> OBJECTIVE:
Copy exactly the lines from the one containing "Write a Python" through the one containing "import matplotlib.pyplot as plt", both included, and leave out any pictures.

begin MATERIAL PROVIDED

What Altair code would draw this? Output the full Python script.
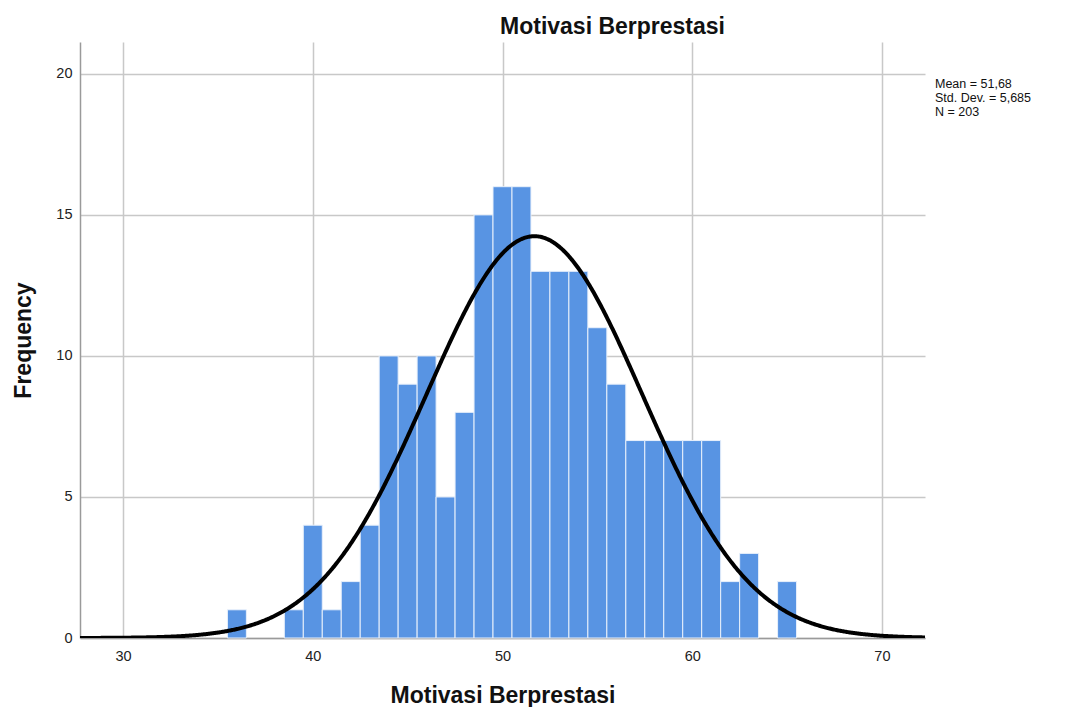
import altair as alt
import pandas as pd

# Histogram bins (bin centers, width 1) and frequencies
bin_centers = list(range(36, 66))
counts = [1, 0, 0, 1, 4, 1, 2, 4, 10, 9,
          10, 5, 8, 15, 16, 16, 13, 13, 13, 11,
          9, 7, 7, 7, 7, 7, 2, 3, 0, 2]

# Summary statistics shown in the chart
mean_val = 51.68
sd_val = 5.685
n_val = 203
stat_lines = ["Mean = 51,68", "Std. Dev. = 5,685", "N = 203"]

x_ticks = [30, 40, 50, 60, 70]
y_ticks = [0, 5, 10, 15, 20]
x_domain = [27.73, 72.27]
y_domain = [0, 21.13]

FONT = "Liberation Sans"

hist_df = pd.DataFrame({"center": bin_centers, "count": counts})
hist_df = hist_df[hist_df["count"] > 0]

x_scale = alt.Scale(domain=x_domain, nice=False, zero=False)
y_scale = alt.Scale(domain=y_domain, nice=False)

bars = alt.Chart(hist_df).transform_calculate(
    lo="datum.center - 0.5", hi="datum.center + 0.5"
).mark_rect(color="#5894E3", stroke="#E8F0FB", strokeWidth=1).encode(
    x=alt.X("lo:Q", scale=x_scale,
            axis=alt.Axis(values=x_ticks, title="Motivasi Berprestasi", grid=True)),
    x2="hi:Q",
    y=alt.Y("count:Q", scale=y_scale,
            axis=alt.Axis(values=y_ticks, title="Frequency", grid=True)),
    y2=alt.datum(0),
)

curve = alt.Chart(alt.sequence(27.7, 72.35, 0.05, as_="v")).transform_calculate(
    dens=f"{n_val} * exp(-0.5 * pow((datum.v - {mean_val}) / {sd_val}, 2)) / ({sd_val} * sqrt(2 * PI))"
).mark_line(color="black", strokeWidth=4, clip=True).encode(
    x=alt.X("v:Q", scale=x_scale),
    y=alt.Y("dens:Q", scale=y_scale),
)

texts = []
for i, line in enumerate(stat_lines):
    texts.append(
        alt.Chart(alt.Data(values=[{}])).mark_text(
            text=line, align="left", baseline="middle", fontSize=12.5, font=FONT, color="#111"
        ).encode(x=alt.value(855), y=alt.value(42 + 14 * i))
    )

chart = alt.layer(bars, curve, *texts).properties(
    width=845,
    height=596,
    autosize="none",
    padding={"left": 72, "top": 34, "right": 134, "bottom": 69},
    title=alt.Title("Motivasi Berprestasi", fontSize=23, fontWeight="bold", font=FONT,
                    anchor="middle", dx=110, offset=3, color="#111"),
).configure_view(stroke=None).configure_axis(
    gridColor="#C8C8C8", gridWidth=1.5,
    domainColor="#9A9A9A", domainWidth=1.5,
    ticks=False,
    labelFont=FONT, labelFontSize=14.5, labelColor="#222",
    titleFont=FONT, titleFontSize=23, titleFontWeight="bold", titleColor="#111",
).configure_axisX(labelPadding=11, titlePadding=22).configure_axisY(labelPadding=8, titlePadding=20)

chart.save("out.html", embed_options={"renderer": "svg", "actions": False})
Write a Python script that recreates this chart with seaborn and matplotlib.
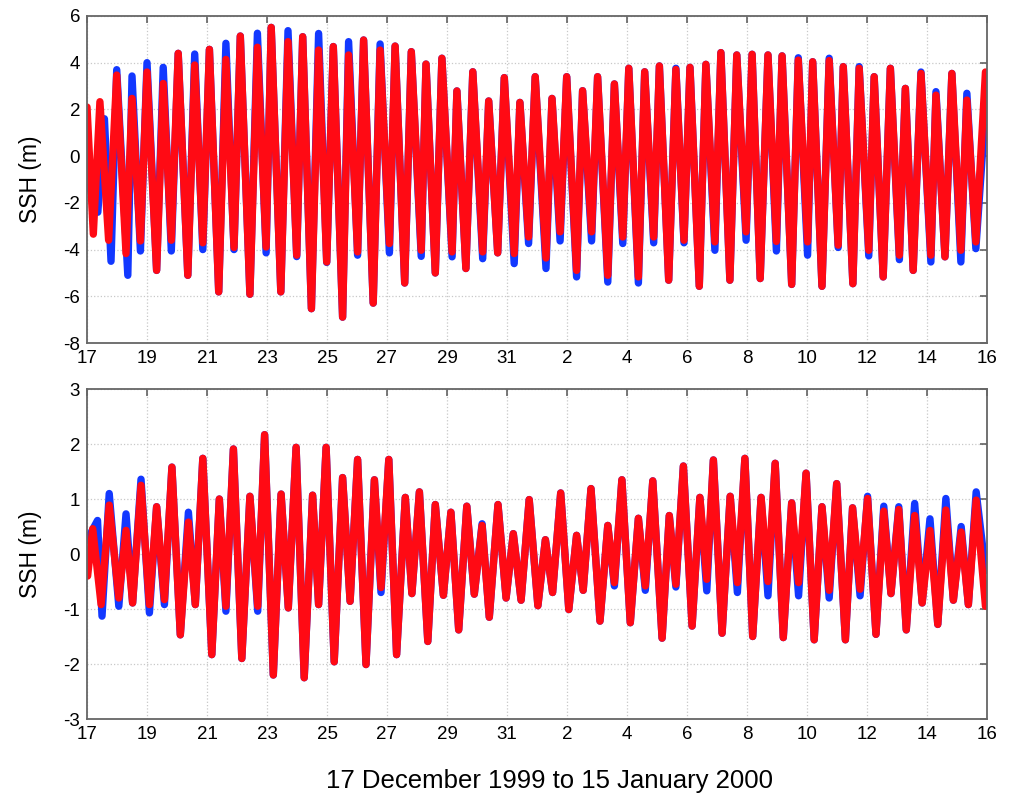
import numpy as np
import seaborn as sns
import matplotlib
matplotlib.use("Agg")
import matplotlib.pyplot as plt

# days since 17 Dec 1999, high / low water (m)
red_top_days = [0.00, 0.21, 0.43, 0.72, 0.99, 1.30, 1.50, 1.78, 2.00, 2.32,
                2.54, 2.81, 3.04, 3.36, 3.59, 3.86, 4.08, 4.39, 4.63, 4.90,
                5.11, 5.43, 5.68, 5.97, 6.14, 6.46, 6.70, 6.99, 7.19, 7.48,
                7.72, 7.99, 8.21, 8.52, 8.72, 9.02, 9.22, 9.54, 9.77, 10.08,
                10.27, 10.59, 10.81, 11.14, 11.30, 11.61, 11.83, 12.17, 12.33, 12.63,
                12.86, 13.19, 13.39, 13.69, 13.91, 14.24, 14.43, 14.72, 14.94, 15.30,
                15.50, 15.77, 15.99, 16.32, 16.52, 16.82, 17.02, 17.36, 17.58, 17.86,
                18.06, 18.38, 18.59, 18.89, 19.08, 19.39, 19.63, 19.90, 20.10, 20.41,
                20.63, 20.93, 21.13, 21.43, 21.66, 21.97, 22.17, 22.44, 22.70, 22.98,
                23.17, 23.49, 23.71, 24.02, 24.19, 24.50, 24.74, 25.04, 25.21, 25.53,
                25.74, 26.06, 26.24, 26.54, 26.78, 27.08, 27.28, 27.54, 27.80, 28.13,
                28.30, 28.60, 28.83, 29.13, 29.33, 29.63, 29.95]
red_top_ssh = [2.10, -3.34, 2.33, -3.60, 3.47, -4.17, 2.47, -3.63, 3.60, -4.89,
               3.11, -3.60, 4.40, -5.10, 3.90, -3.71, 4.57, -5.81, 4.14, -3.91,
               5.14, -5.91, 4.66, -3.89, 5.51, -5.81, 4.90, -4.24, 5.11, -6.53,
               4.54, -4.53, 4.69, -6.89, 4.33, -4.10, 4.97, -6.29, 4.54, -3.74,
               4.71, -5.43, 4.47, -4.03, 3.94, -5.00, 4.19, -4.10, 2.79, -4.81,
               3.61, -4.10, 2.36, -4.14, 3.36, -4.17, 2.30, -3.46, 3.40, -4.36,
               2.47, -3.24, 3.40, -4.89, 2.80, -3.24, 3.40, -5.10, 3.09, -3.46,
               3.76, -5.17, 3.61, -3.46, 3.86, -5.31, 3.71, -3.60, 3.80, -5.57,
               3.93, -3.67, 4.43, -5.31, 4.33, -3.24, 4.36, -5.24, 4.33, -3.65,
               4.29, -5.49, 4.11, -3.67, 4.04, -5.57, 4.09, -3.81, 3.83, -5.46,
               3.76, -4.03, 3.40, -5.17, 3.76, -4.24, 2.90, -4.89, 3.54, -4.24,
               2.61, -4.31, 3.54, -4.03, 2.40, -3.67, 3.60]

blue_top_days = [0.00, 0.36, 0.58, 0.80, 0.99, 1.36] + red_top_days[6:]
blue_top_ssh = [-1.00, -2.40, 1.60, -4.50, 3.70, -5.10,
                3.43, -4.06, 4.00, -4.89,
                3.80, -4.06, 4.40, -5.10, 4.37, -4.00, 4.57, -5.81, 4.83, -4.00,
                5.14, -5.91, 5.26, -4.14, 5.51, -5.81, 5.37, -4.30, 5.11, -6.53,
                5.25, -4.55, 4.69, -6.89, 4.90, -4.24, 4.97, -6.29, 4.80, -4.14,
                4.71, -5.43, 4.47, -4.29, 3.94, -5.00, 4.19, -4.31, 2.79, -4.81,
                3.61, -4.39, 2.36, -4.14, 3.36, -4.60, 2.30, -3.74, 3.40, -4.81,
                2.47, -3.63, 3.40, -5.17, 2.80, -3.63, 3.40, -5.39, 3.09, -3.74,
                3.76, -5.43, 3.61, -3.71, 3.86, -5.31, 3.76, -3.71, 3.80, -5.57,
                3.93, -4.03, 4.43, -5.31, 4.33, -3.60, 4.36, -5.24, 4.33, -4.06,
                4.29, -5.49, 4.21, -4.24, 4.04, -5.57, 4.19, -3.91, 3.83, -5.46,
                3.83, -4.27, 3.40, -5.17, 3.76, -4.43, 2.90, -4.89, 3.60, -4.53,
                2.76, -4.31, 3.54, -4.53, 2.69, -3.96, 2.00]

red_bot_days = [0.02, 0.19, 0.47, 0.74, 1.06, 1.30, 1.52, 1.80, 2.08, 2.32,
                2.58, 2.83, 3.11, 3.38, 3.61, 3.86, 4.16, 4.41, 4.63, 4.88,
                5.16, 5.43, 5.69, 5.92, 6.21, 6.47, 6.71, 6.97, 7.24, 7.52,
                7.72, 7.97, 8.24, 8.52, 8.77, 9.02, 9.30, 9.58, 9.80, 10.06,
                10.32, 10.61, 10.83, 11.08, 11.36, 11.61, 11.88, 12.13, 12.39, 12.66,
                12.91, 13.17, 13.41, 13.70, 13.97, 14.21, 14.47, 14.74, 15.03, 15.28,
                15.52, 15.79, 16.06, 16.32, 16.54, 16.80, 17.10, 17.36, 17.58, 17.83,
                18.11, 18.38, 18.61, 18.86, 19.17, 19.41, 19.63, 19.88, 20.17, 20.43,
                20.66, 20.88, 21.17, 21.44, 21.68, 21.93, 22.19, 22.47, 22.70, 22.94,
                23.21, 23.49, 23.72, 23.97, 24.24, 24.50, 24.74, 24.99, 25.28, 25.52,
                25.77, 26.02, 26.30, 26.56, 26.80, 27.06, 27.31, 27.59, 27.84, 28.10,
                28.36, 28.63, 28.88, 29.14, 29.38, 29.64, 29.95]
red_bot_ssh = [-0.40, 0.46, -0.92, 0.89, -0.80, 0.43, -0.89, 1.25, -0.92, 0.86,
               -0.83, 1.58, -1.47, 0.58, -0.92, 1.74, -1.83, 1.00, -0.95, 1.91,
               -1.90, 1.05, -0.95, 2.17, -2.20, 1.09, -0.98, 1.94, -2.25, 1.07,
               -0.92, 1.94, -1.96, 1.39, -0.86, 1.72, -2.01, 1.35, -0.61, 1.72,
               -1.83, 1.03, -0.72, 1.13, -1.59, 0.90, -0.75, 0.76, -1.38, 0.87,
               -0.73, 0.52, -1.15, 0.90, -0.80, 0.37, -0.84, 0.99, -0.94, 0.26,
               -0.70, 1.11, -1.01, 0.34, -0.66, 1.19, -1.22, 0.52, -0.52, 1.35,
               -1.25, 0.65, -0.58, 1.33, -1.53, 0.70, -0.55, 1.60, -1.31, 1.03,
               -0.46, 1.71, -1.44, 1.05, -0.52, 1.74, -1.50, 1.03, -0.50, 1.65,
               -1.52, 0.93, -0.52, 1.47, -1.56, 0.86, -0.66, 1.28, -1.56, 0.84,
               -0.64, 1.01, -1.46, 0.78, -0.72, 0.81, -1.38, 0.70, -0.89, 0.43,
               -1.28, 0.80, -0.84, 0.40, -0.92, 0.98, -0.95]

blue_bot_days = [0.00, 0.35, 0.50] + red_bot_days[3:]
blue_bot_ssh = [0.25, 0.61, -1.13,
                1.10, -0.95, 0.73, -0.89, 1.36, -1.07, 0.86,
                -0.92, 1.58, -1.47, 0.76, -0.92, 1.74, -1.83, 1.00, -1.04, 1.91,
                -1.90, 1.05, -1.04, 2.17, -2.20, 1.09, -0.98, 1.94, -2.25, 1.07,
                -0.92, 1.94, -1.96, 1.39, -0.86, 1.72, -2.01, 1.35, -0.70, 1.72,
                -1.83, 1.03, -0.72, 1.13, -1.59, 0.90, -0.75, 0.76, -1.38, 0.87,
                -0.73, 0.55, -1.15, 0.90, -0.80, 0.37, -0.84, 0.99, -0.94, 0.26,
                -0.70, 1.11, -1.01, 0.34, -0.66, 1.19, -1.22, 0.52, -0.58, 1.35,
                -1.25, 0.65, -0.66, 1.33, -1.53, 0.70, -0.60, 1.60, -1.31, 1.03,
                -0.67, 1.71, -1.44, 1.05, -0.70, 1.74, -1.50, 1.03, -0.76, 1.65,
                -1.52, 0.93, -0.76, 1.47, -1.56, 0.86, -0.80, 1.28, -1.56, 0.84,
                -0.76, 1.05, -1.46, 0.87, -0.72, 0.86, -1.38, 0.92, -0.89, 0.64,
                -1.28, 1.01, -0.84, 0.50, -0.92, 1.13, -0.30]

tick_days = list(range(0, 31, 2))
tick_labels = ['17', '19', '21', '23', '25', '27', '29', '31',
               '2', '4', '6', '8', '10', '12', '14', '16']

sns.set_style('white')
plt.rcParams['font.family'] = ['Liberation Sans', 'DejaVu Sans']
plt.rcParams['axes.unicode_minus'] = False

fig = plt.figure(figsize=(10.13, 7.96), dpi=100)
ax1 = fig.add_axes([0.0859, 0.569, 0.8884, 0.411])
ax2 = fig.add_axes([0.0859, 0.0967, 0.8884, 0.4146])

panels = [(ax1, blue_top_days, blue_top_ssh, red_top_days, red_top_ssh, (-8, 6), np.arange(-8, 7, 2)),
          (ax2, blue_bot_days, blue_bot_ssh, red_bot_days, red_bot_ssh, (-3, 3), np.arange(-3, 4, 1))]

for ax, bd, bs, rd, rs, ylim, yticks in panels:
    sns.lineplot(x=bd, y=bs, ax=ax, color='#1238ff', linewidth=5.3, sort=False,
                 estimator=None, solid_joinstyle='round', solid_capstyle='round')
    sns.lineplot(x=rd, y=rs, ax=ax, color='#ff0a14', linewidth=5.3, sort=False,
                 estimator=None, solid_joinstyle='round', solid_capstyle='round')
    ax.set_xlim(0, 30)
    ax.set_ylim(*ylim)
    ax.set_yticks(yticks)
    ax.set_xticks(tick_days)
    ax.set_xticklabels(tick_labels)
    ax.grid(True, linestyle=':', color='#c8c8c8', linewidth=0.9)
    ax.set_axisbelow(True)
    ax.tick_params(direction='in', length=5, width=1.1, color='#555555',
                   top=True, right=True, labelsize=13.5, labelcolor='black', pad=5)
    for s in ax.spines.values():
        s.set_color('#666666')
        s.set_linewidth(1.3)
    ax.set_ylabel('SSH (m)', fontsize=16.5, color='black')
    ax.yaxis.set_label_coords(-0.05, 0.5)

ax2.set_xlabel('17 December 1999 to 15 January 2000', fontsize=18.5, color='black')
ax2.xaxis.set_label_coords(0.514, -0.15)

plt.savefig('out.png', dpi=100)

end MATERIAL PROVIDED

> CORRECT OUTPUT:
Write a Python script that recreates this chart with seaborn and matplotlib.
import numpy as np
import seaborn as sns
import matplotlib
matplotlib.use("Agg")
import matplotlib.pyplot as plt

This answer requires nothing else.